Two women, who have led the families of The 96 with dignity and resolve are Margaret Aspinall of the Hillsborough Families Support Group and Sheila Coleman, of the Hillsborough Justice Campaign. Their reactions yesterday were poignant and restrained, as they urged the incumbent government to finally make available all the documents relating to Thatcher's central involvement in the cover-up.
Sheila Coleman, an inspirational woman I've been lucky enough to speak to recently, was unequivocal about what she felt was the next necessary step. She called for an immediate governmental response to the families of The 96.
"From my own point of view, I respect the dead. but unlike Margaret Thatcher, I also respect the living. Not many will mourn her loss in Liverpool or in mining communities across the country. The HJC hope that now she is dead, at least those who have protected her will do the decent thing and releasse all documentation in respect of the Hillsborough cover-up. She was instrumental in the Hillsborough cover-up. We call on the government to release all documentation about her involvement."
Another tireless campaigner, leader and inspirational Liverpudlian, is Margaret Aspinall, chair of the HFSG. She was as clear as Coleman in her message to the current Tory government.
"I have no feelings towards her [Thatcher] either way," said Aspinall, before insisting that Thatcher had had meetings in the immediate aftermath of the disaster when the cover-up was begun. Expressing her disbelief and disgust at the honours about to be bestowed on the former Prime Minister, Aspinall insisted that it was "a disgrace that she is getting a state funeral."

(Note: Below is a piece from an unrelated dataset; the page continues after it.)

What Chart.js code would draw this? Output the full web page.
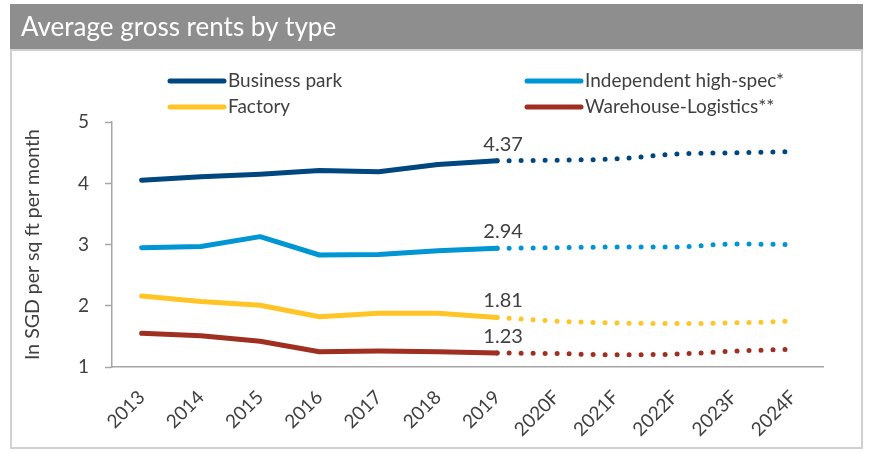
<!DOCTYPE html>
<html>
<head>
<meta charset="utf-8">
<script src="https://cdn.jsdelivr.net/npm/chart.js@4.4.1/dist/chart.umd.min.js"></script>
<style>
body { margin: 0; background: #fff; }
canvas { display: block; }
</style>
</head>
<body>
<canvas id="myChart" width="876" height="454"></canvas>
<script>
// categories
const years = ['2013', '2014', '2015', '2016', '2017', '2018', '2019', '2020F', '2021F', '2022F', '2023F', '2024F'];

// actual values 2013-2019
const businessPark = [4.05, 4.11, 4.15, 4.21, 4.19, 4.31, 4.37];
const independentHighSpec = [2.95, 2.97, 3.13, 2.83, 2.84, 2.90, 2.94];
const factory = [2.16, 2.07, 2.01, 1.82, 1.88, 1.88, 1.81];
const warehouseLogistics = [1.55, 1.51, 1.42, 1.25, 1.26, 1.25, 1.23];

// forecasts 2020F-2024F
const businessParkF = [4.38, 4.40, 4.48, 4.50, 4.52];
const independentHighSpecF = [2.95, 2.96, 2.96, 3.01, 3.00];
const factoryF = [1.75, 1.72, 1.71, 1.72, 1.75];
const warehouseLogisticsF = [1.22, 1.20, 1.21, 1.26, 1.29];

const seriesNames = ['Business park', 'Independent high-spec*', 'Factory', 'Warehouse-Logistics**'];
const seriesColors = ['#00467f', '#0095d3', '#ffc425', '#9f2f20'];
const yTicks = [1, 2, 3, 4, 5];

const actuals = [businessPark, independentHighSpec, factory, warehouseLogistics];
const forecasts = [businessParkF, independentHighSpecF, factoryF, warehouseLogisticsF];

const textColor = '#404040';
const axisColor = '#a6a6a6';

Chart.defaults.font.family = "Lato, 'Open Sans', sans-serif";

let datasets = [];
actuals.forEach((vals, i) => {
    datasets.push({
        label: seriesNames[i],
        data: vals,
        borderColor: seriesColors[i],
        backgroundColor: seriesColors[i],
        borderWidth: 5,
        borderCapStyle: 'round',
        borderJoinStyle: 'round',
        pointRadius: 0,
        fill: false
    });
});
forecasts.forEach((vals, i) => {
    // dotted forecast starts from the last actual point
    let data = Array(actuals[i].length - 1).fill(null);
    data.push(actuals[i][actuals[i].length - 1]);
    data = data.concat(vals);
    datasets.push({
        label: seriesNames[i] + ' forecast',
        data: data,
        borderColor: seriesColors[i],
        borderWidth: 5,
        borderCapStyle: 'round',
        borderDash: [0, 12],
        cubicInterpolationMode: 'monotone',
        pointRadius: 0,
        fill: false
    });
});

// gray title bar and frame
const backgroundPlugin = {
    id: 'panel',
    beforeDraw(chart) {
        const ctx = chart.ctx;
        ctx.save();
        ctx.fillStyle = '#fff';
        ctx.fillRect(0, 0, chart.width, chart.height);
        ctx.fillStyle = '#8e8e8e';
        ctx.fillRect(10, 4, 853, 46);
        ctx.strokeStyle = '#d0d0d0';
        ctx.lineWidth = 2;
        ctx.strokeRect(11, 50, 851, 398);
        ctx.restore();
    }
};

// two-column legend
const legendPlugin = {
    id: 'twoColLegend',
    afterDraw(chart) {
        const ctx = chart.ctx;
        const spots = [[170, 81], [527, 81], [170, 107], [527, 107]];
        ctx.save();
        ctx.font = '19px Lato';
        ctx.textBaseline = 'middle';
        ctx.fillStyle = textColor;
        for (let i = 0; i < 4; i++) {
            const [x, y] = spots[i];
            ctx.strokeStyle = chart.data.datasets[i].borderColor;
            ctx.lineWidth = 5;
            ctx.lineCap = 'round';
            ctx.beginPath();
            ctx.moveTo(x, y);
            ctx.lineTo(x + 54, y);
            ctx.stroke();
            ctx.fillText(chart.data.datasets[i].label, x + 58, y);
        }
        ctx.restore();
    }
};

// value labels on the last actual point
const valueLabelPlugin = {
    id: 'valueLabels',
    afterDatasetsDraw(chart) {
        const ctx = chart.ctx;
        ctx.save();
        ctx.font = '20px Lato';
        ctx.fillStyle = textColor;
        ctx.textAlign = 'center';
        ctx.textBaseline = 'alphabetic';
        for (let i = 0; i < 4; i++) {
            const vals = chart.data.datasets[i].data;
            const idx = vals.length - 1;
            const pt = chart.getDatasetMeta(i).data[idx];
            ctx.fillText(vals[idx].toFixed(2), pt.x + 6, pt.y - 10);
        }
        ctx.restore();
    }
};

const ctx = document.getElementById('myChart').getContext('2d');
const myChart = new Chart(ctx, {
    type: 'line',
    data: {
        labels: years,
        datasets: datasets
    },
    options: {
        responsive: false,
        animation: false,
        layout: {
            padding: { left: 21, right: 53, top: 0, bottom: 0 }
        },
        plugins: {
            legend: { display: false },
            tooltip: { enabled: false },
            title: {
                display: true,
                text: 'Average gross rents by type',
                align: 'start',
                color: '#fff',
                font: { size: 26, weight: 'normal' },
                padding: { top: 12, bottom: 79 }
            }
        },
        scales: {
            x: {
                offset: true,
                grid: { display: false },
                border: { display: true, color: axisColor, width: 1.5 },
                ticks: {
                    autoSkip: false,
                    maxRotation: 45,
                    minRotation: 45,
                    color: textColor,
                    font: { size: 19 },
                    padding: 11
                },
                afterFit(scale) { scale.height = 87; }
            },
            y: {
                min: 1,
                max: 5,
                afterBuildTicks(scale) {
                    scale.ticks = yTicks.map(v => ({ value: v }));
                },
                grid: {
                    drawOnChartArea: false,
                    drawTicks: true,
                    tickLength: 7,
                    tickColor: axisColor,
                    tickWidth: 1.5
                },
                border: { display: true, color: axisColor, width: 1.5 },
                ticks: {
                    color: textColor,
                    font: { size: 19 },
                    padding: 16
                },
                title: {
                    display: true,
                    text: 'In SGD per sq ft per month',
                    color: textColor,
                    font: { size: 19.5 },
                    padding: { top: 0, bottom: 0 }
                },
                afterFit(scale) { scale.width = 91; }
            }
        }
    },
    plugins: [backgroundPlugin, legendPlugin, valueLabelPlugin]
});
</script>
</body>
</html>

Close association to the tragedy makes rational and reasonable comment near impossible, yet these two leaders of the campaign for justice, following the revelation of the truth, maintained admirable restraint yesterday, as they have throughout their struggle for justice for The 96, a struggle well into it's third decade.
It would have been easy for Coleman and Aspinall to revel publicly, as so many have, in the passing of a woman who was at the heart of so much of the suffering, vilification and loss visited upon their families and their city; it would have been both easy and very understandable.
As bonfires blazed, fireworks flared and toasts were made across Liverpool last night, they essentially took the higher ground, and that is doubly admirable. The emergence of the truth, it seems, is not yet complete. Only when all of the facts are known, can justice finally be done. The campaign continues, led ably by heroes more admirable than any sporting superstar.